How often do we come to God craving wholeness, but only on our own terms? our own time? our own way? The only faith that the man at the gate had was the faith of an empty hand. When he stretched it out to Peter, he opened it up willing to take whatever it was that Peter would offer.

Are we willing to submit ourselves to the healing that God wills for us?

Are we ready to repent of our own willfulness and open ourselves up to the unexpectedness of God’s grace--regardless of its form? Are we ready to stand up and walk (physically, spiritually or otherwise) in the name of Jesus?

Are we ready to accept God's timetable? Here's something that's worth pondering. Jesus would have walked through the Beautiful Gate to go into the Temple at least once, perhaps more.
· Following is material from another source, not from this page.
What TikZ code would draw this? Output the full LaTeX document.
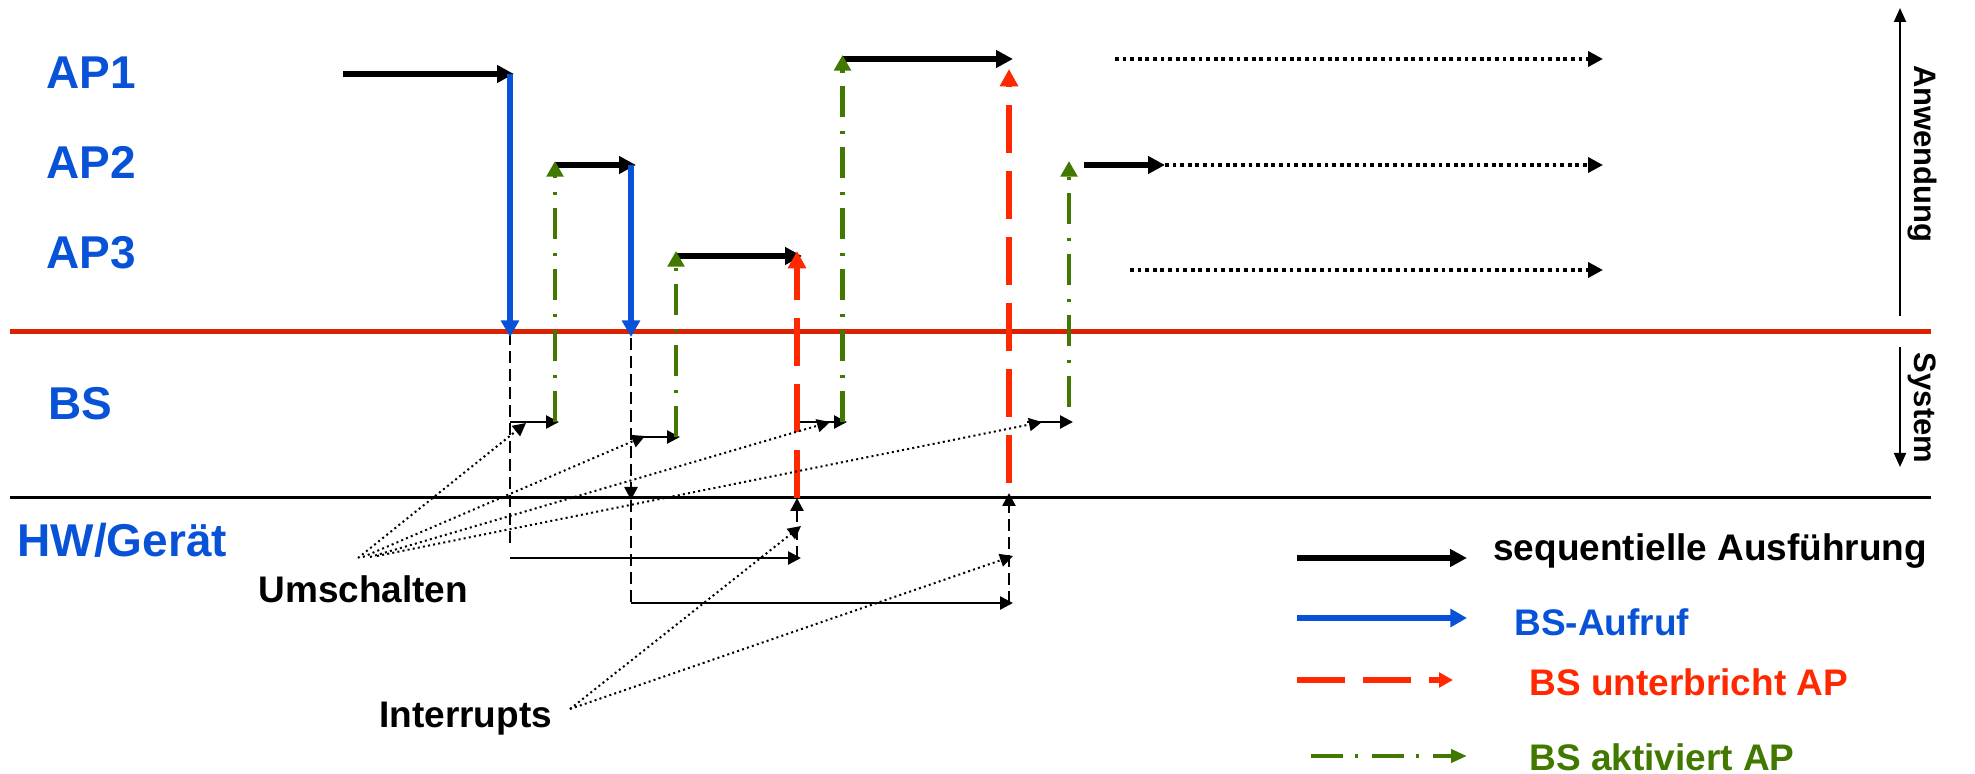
\documentclass[tikz,border=0pt]{standalone}
\usepackage{fontspec}
\setmainfont{Liberation Sans}
\usetikzlibrary{arrows.meta}
\definecolor{apblue}{RGB}{8,82,216}
\definecolor{linered}{RGB}{218,34,0}
\definecolor{intred}{RGB}{255,40,0}
\definecolor{actgreen}{RGB}{65,120,0}
\tikzset{
  lbl/.style={inner sep=0pt, font=\fontsize{23}{27}\selectfont\bfseries, text=apblue, anchor=base west},
  note/.style={inner sep=0pt, font=\fontsize{18.5}{22}\selectfont\bfseries, anchor=base west},
  side/.style={inner sep=0pt, font=\fontsize{15.5}{18}\selectfont\bfseries, rotate=-90},
  seq/.style={line width=2.85pt, -{Triangle[length=8.5pt,width=8.5pt]}},
  call/.style={apblue, line width=2.85pt, -{Triangle[length=8.3pt,width=8.8pt]}},
  intr/.style={intred, line width=3pt, dash pattern=on 23.8pt off 9.2pt, -{Triangle[length=8.7pt,width=8.8pt]}},
  activ/.style={actgreen, line width=2.15pt, dash pattern=on 15.5pt off 6.5pt on 1.5pt off 7pt, -{Triangle[length=7.8pt,width=8.2pt]}},
  thin/.style={line width=1.3pt, -{Triangle[length=6.5pt,width=6.5pt]}},
  thindash/.style={line width=1.3pt, dash pattern=on 6pt off 3pt},
  ptr/.style={line width=1pt, dash pattern=on 1pt off 1.6pt, -{Triangle[length=6.5pt,width=6.5pt]}},
  futur/.style={line width=2.15pt, dash pattern=on 1.85pt off 1.95pt, -{Triangle[length=7.5pt,width=7.5pt]}},
  axis/.style={line width=1pt, -{Triangle[length=7pt,width=6pt]}}
}
\begin{document}
\begin{tikzpicture}[x=0.5pt,y=-0.5pt]
\useasboundingbox (0,0) rectangle (1975,774);

% layer lines
\draw[linered, line width=2.6pt] (10,331.5) -- (1931,331.5);
\draw[black, line width=1.5pt] (10,498) -- (1931,498);

% labels
\node[lbl] (ap1) at (46,89) {AP1};
\node[lbl] (ap2) at (46,179) {AP2};
\node[lbl] (ap3) at (46,269) {AP3};
\node[lbl] (bs) at (48,420) {BS};
\node[lbl] (hw) at (17,557) {HW/Gerät};
\node[note] (umsch) at (258,603) {Umschalten};
\node[note] (intrp) at (379,727) {Interrupts};

% side axis
\draw[axis] (1900,316) -- (1900,8);
\draw[axis] (1900,347) -- (1900,467);
\node[side] (anw) at (1922,154) {Anwendung};
\node[side] (sys) at (1922,408) {System};

% black dashed (OS paths)
\draw[thindash] (510,333) -- (510,548);
\draw[thindash, -{Triangle[length=6.5pt,width=6.5pt]}] (631,338) -- (631,500);
\draw[thindash] (631,500) -- (631,603);
\draw[thindash, -{Triangle[length=6.5pt,width=6.5pt]}] (797,558) -- (797,498);
\draw[thindash, -{Triangle[length=6.5pt,width=6.5pt]}] (1009,603) -- (1009,493);

% HW horizontal arrows
\draw[thin] (510,558) -- (801,558);
\draw[thin] (631,603) -- (1013,603);

% BS switching arrows
\draw[thin] (510,422) -- (559,422);
\draw[thin] (631,437) -- (680,437);
\draw[thin] (797,422) -- (847,422);
\draw[thin] (1027,422) -- (1073,422);

% application sequential execution
\draw[seq] (343,74) -- (514,74);
\draw[seq] (555,165) -- (636,165);
\draw[seq] (676,256) -- (802,256);
\draw[seq] (843,59) -- (1013,59);
\draw[seq] (1084,165) -- (1165,165);
\draw[futur] (1165,165) -- (1603,165);
\draw[futur] (1115,59) -- (1603,59);
\draw[futur] (1130,270) -- (1603,270);

% system calls
\draw[call] (510,74) -- (510,337);
\draw[call] (631,165) -- (631,337);

% activations
\draw[activ] (555,422) -- (555,161);
\draw[activ] (676,437) -- (676,251);
\draw[activ] (842.5,422) -- (842.5,55);
\draw[activ] (1069,407) -- (1069,161);

% interruptions
\draw[intr] (797,498) -- (797,251);
\draw[intr] (1009,483) -- (1009,69);

% pointers Umschalten
\draw[ptr] (358,558) -- (526,423);
\draw[ptr] (363,557) -- (645,436);
\draw[ptr] (370,557) -- (830,422);
\draw[ptr] (377,556) -- (1042,422);

% pointers Interrupts
\draw[ptr] (570,709) -- (801,526);
\draw[ptr] (570,709) -- (1013,556);

% legend
\draw[seq] (1297,558) -- (1467,558);
\node[note] (lseq) at (1493,560) {sequentielle Ausführung};
\draw[call] (1297,618) -- (1467,618);
\node[note, text=apblue] (lcall) at (1514,635) {BS-Aufruf};
\draw[intred, line width=3pt, dash pattern=on 23.8pt off 9.3pt, -{Triangle[length=7pt,width=7.3pt]}] (1297,680) -- (1453,680);
\node[note, text=intred] (lint) at (1529,695) {BS unterbricht AP};
\draw[actgreen, line width=2.15pt, dash pattern=on 16pt off 6pt on 1.5pt off 7pt, -{Triangle[length=8pt,width=6.5pt]}] (1311,756) -- (1467,756);
\node[note, text=actgreen] (lact) at (1529,770) {BS aktiviert AP};
\end{tikzpicture}
\end{document}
As he entered with his disciples, Jesus would have walked right past the handicapped beggar--and he didn't heal him. Maybe he even looked upon him as he walked by. Maybe Jesus motioned to Judas to give the beggar some alms, since Judas was the disciples entrusted with their money. But he didn't heal him.

It wasn't time. The man was destined for healing, but his healing was timed perfectly to bring glory to God, and to proclaim the Resurrection of Jesus and the coming kingdom of God.

I find that in part I agree in principle with good old Ernest Angley, it does take faith for healing to take place---the faith required to extend our empty hands, and know that nothing and no one can lift up us like Almighty God. The faith to know that in life and death we belong to God. The faith to know that in God's time, in God's way and all to the glory and honor of God through Jesus Christ by the power of the Holy Spirit (that preaches) we will be made whole.